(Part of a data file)
....................

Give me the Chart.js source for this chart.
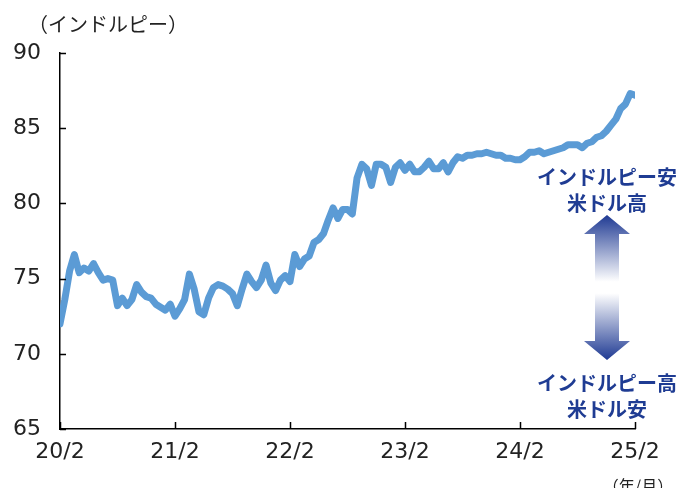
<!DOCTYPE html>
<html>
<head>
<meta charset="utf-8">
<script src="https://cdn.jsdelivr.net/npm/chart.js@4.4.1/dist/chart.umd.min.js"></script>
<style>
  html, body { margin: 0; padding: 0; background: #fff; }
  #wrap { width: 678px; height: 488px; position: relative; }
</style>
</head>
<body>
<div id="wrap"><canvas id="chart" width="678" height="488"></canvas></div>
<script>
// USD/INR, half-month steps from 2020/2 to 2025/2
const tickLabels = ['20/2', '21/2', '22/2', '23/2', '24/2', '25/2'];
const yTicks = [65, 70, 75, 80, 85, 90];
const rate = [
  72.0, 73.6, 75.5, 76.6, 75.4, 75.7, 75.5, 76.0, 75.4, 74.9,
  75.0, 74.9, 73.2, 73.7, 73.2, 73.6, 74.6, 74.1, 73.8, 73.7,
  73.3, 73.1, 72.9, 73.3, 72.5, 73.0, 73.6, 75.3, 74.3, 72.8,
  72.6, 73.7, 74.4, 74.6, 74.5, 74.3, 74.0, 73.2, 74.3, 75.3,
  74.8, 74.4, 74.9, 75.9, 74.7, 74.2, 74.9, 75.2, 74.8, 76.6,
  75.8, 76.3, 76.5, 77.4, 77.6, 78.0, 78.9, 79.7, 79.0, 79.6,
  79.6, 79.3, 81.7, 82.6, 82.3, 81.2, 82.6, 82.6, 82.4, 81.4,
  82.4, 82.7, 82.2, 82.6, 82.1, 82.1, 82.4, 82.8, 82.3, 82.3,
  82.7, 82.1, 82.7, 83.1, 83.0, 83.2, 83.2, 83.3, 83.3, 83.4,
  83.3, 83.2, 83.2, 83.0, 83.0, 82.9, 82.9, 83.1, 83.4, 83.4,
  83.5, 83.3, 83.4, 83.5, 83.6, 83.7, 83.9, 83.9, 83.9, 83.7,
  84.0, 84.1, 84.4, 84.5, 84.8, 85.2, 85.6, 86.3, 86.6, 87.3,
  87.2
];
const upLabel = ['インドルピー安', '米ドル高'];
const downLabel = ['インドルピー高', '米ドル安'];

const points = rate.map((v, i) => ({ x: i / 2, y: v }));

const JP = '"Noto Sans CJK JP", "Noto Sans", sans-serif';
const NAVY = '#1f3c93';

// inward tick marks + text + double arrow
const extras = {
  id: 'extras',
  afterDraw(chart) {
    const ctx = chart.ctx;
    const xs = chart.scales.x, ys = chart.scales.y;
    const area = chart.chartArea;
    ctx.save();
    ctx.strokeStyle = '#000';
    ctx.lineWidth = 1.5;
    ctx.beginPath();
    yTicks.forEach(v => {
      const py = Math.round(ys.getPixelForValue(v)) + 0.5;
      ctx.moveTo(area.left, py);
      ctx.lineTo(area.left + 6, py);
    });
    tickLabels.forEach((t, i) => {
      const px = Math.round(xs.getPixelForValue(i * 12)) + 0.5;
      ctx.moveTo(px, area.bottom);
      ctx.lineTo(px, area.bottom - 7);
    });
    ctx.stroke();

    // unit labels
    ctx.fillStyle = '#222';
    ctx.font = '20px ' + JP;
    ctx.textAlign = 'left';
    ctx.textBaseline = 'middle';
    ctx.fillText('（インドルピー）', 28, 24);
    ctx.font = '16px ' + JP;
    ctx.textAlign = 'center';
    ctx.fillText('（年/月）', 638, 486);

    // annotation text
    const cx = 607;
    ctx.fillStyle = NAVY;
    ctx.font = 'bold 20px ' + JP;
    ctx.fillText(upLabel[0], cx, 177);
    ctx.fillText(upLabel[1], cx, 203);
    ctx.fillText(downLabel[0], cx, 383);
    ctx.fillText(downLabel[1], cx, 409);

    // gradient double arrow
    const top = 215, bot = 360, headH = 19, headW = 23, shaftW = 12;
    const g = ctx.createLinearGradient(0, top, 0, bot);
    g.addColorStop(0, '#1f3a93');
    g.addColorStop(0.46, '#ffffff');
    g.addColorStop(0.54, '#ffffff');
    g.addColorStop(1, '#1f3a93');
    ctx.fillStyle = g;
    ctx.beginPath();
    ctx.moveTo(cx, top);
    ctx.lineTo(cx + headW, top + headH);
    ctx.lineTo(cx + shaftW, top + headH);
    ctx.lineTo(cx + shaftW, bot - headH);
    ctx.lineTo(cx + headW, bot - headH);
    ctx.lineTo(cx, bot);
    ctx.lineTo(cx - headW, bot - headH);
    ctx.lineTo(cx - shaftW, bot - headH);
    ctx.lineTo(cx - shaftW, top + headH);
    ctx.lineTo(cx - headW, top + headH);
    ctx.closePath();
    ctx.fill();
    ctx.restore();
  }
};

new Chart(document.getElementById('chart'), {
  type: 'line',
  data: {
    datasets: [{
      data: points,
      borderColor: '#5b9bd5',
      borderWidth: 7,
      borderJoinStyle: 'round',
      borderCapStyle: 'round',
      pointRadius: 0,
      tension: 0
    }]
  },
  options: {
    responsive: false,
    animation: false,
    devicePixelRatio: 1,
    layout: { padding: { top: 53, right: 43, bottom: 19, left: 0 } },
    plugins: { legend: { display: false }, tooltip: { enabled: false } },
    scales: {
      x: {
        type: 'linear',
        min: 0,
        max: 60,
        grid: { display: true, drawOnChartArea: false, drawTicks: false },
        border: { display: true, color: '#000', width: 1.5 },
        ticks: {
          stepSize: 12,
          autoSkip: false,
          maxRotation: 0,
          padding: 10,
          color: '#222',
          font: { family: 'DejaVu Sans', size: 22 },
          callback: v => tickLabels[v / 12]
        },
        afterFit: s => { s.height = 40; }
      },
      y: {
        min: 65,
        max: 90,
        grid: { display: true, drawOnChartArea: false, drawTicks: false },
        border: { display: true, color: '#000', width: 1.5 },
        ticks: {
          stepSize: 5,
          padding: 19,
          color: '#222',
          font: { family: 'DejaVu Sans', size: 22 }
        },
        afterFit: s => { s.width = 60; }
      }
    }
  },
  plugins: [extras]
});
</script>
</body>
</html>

....................

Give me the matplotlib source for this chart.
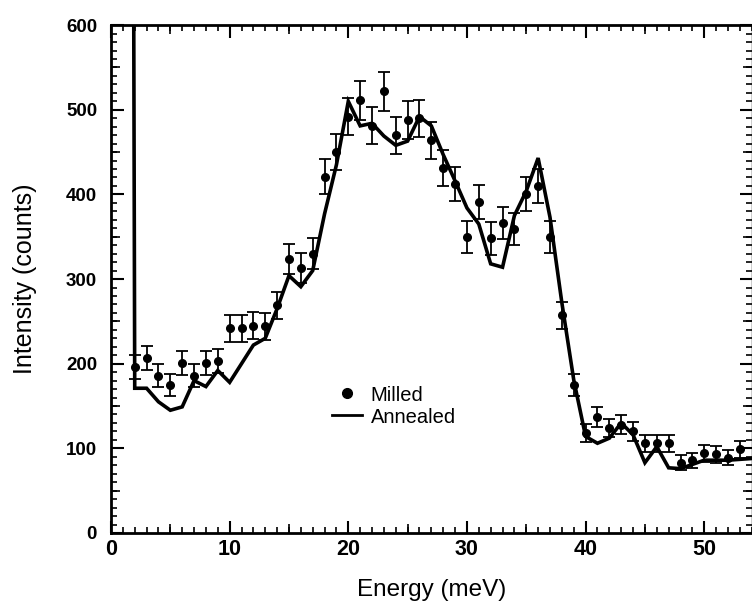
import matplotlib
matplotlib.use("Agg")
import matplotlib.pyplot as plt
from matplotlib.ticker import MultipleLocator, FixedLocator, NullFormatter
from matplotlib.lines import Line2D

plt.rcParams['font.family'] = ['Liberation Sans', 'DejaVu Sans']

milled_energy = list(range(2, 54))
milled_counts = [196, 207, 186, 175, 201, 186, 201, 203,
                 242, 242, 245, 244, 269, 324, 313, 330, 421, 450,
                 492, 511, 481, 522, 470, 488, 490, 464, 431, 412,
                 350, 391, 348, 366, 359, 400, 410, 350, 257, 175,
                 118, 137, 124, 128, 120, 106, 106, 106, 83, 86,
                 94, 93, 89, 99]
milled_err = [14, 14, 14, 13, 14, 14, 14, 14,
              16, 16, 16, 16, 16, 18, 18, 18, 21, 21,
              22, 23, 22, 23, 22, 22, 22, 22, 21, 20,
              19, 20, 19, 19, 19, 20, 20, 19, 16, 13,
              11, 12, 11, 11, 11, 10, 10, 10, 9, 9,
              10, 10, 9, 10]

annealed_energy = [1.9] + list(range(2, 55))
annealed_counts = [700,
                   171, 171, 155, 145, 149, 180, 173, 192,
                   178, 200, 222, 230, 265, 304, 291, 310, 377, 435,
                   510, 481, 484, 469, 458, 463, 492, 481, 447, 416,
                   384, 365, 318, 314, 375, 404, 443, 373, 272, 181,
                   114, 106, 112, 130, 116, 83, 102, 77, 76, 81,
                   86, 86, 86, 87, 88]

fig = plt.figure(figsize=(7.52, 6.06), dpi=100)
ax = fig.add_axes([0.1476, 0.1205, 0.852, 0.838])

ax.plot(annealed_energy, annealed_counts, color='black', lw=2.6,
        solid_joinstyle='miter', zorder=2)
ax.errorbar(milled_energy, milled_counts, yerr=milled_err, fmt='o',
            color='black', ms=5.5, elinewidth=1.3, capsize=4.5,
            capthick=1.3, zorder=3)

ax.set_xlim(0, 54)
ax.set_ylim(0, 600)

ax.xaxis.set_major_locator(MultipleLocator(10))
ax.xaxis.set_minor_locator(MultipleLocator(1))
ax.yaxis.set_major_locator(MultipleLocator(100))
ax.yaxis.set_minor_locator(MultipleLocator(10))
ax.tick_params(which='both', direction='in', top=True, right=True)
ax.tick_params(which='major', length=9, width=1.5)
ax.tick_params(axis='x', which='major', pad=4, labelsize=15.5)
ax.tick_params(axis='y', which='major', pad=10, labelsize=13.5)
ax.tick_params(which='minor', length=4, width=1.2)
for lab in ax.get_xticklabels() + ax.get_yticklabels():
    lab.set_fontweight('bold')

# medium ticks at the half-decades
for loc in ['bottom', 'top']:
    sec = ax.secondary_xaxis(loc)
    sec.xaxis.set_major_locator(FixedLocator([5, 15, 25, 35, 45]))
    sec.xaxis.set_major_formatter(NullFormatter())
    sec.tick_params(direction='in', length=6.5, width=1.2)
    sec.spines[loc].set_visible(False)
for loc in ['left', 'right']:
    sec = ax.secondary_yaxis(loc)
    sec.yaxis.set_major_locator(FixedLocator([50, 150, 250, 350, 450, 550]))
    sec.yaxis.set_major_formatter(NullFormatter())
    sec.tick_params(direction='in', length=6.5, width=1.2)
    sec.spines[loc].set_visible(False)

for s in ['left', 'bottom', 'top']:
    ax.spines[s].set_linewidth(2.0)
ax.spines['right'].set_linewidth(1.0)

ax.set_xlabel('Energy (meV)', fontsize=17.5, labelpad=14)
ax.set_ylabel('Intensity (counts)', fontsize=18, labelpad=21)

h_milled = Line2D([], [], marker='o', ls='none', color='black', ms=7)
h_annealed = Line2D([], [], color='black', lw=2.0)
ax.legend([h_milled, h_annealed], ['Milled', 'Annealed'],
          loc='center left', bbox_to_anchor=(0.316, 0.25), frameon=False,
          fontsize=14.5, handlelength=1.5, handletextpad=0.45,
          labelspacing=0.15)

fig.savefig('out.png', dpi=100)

....................

Set task
Above are some records; extract exactly the lines from the one containing "Give me the matplotlib source for this chart." through the one containing "plt.rcParams['font.family'] = ['Liberation" and drop the pictures.

Completed exercise
Give me the matplotlib source for this chart.
import matplotlib
matplotlib.use("Agg")
import matplotlib.pyplot as plt
from matplotlib.ticker import MultipleLocator, FixedLocator, NullFormatter
from matplotlib.lines import Line2D

plt.rcParams['font.family'] = ['Liberation Sans', 'DejaVu Sans']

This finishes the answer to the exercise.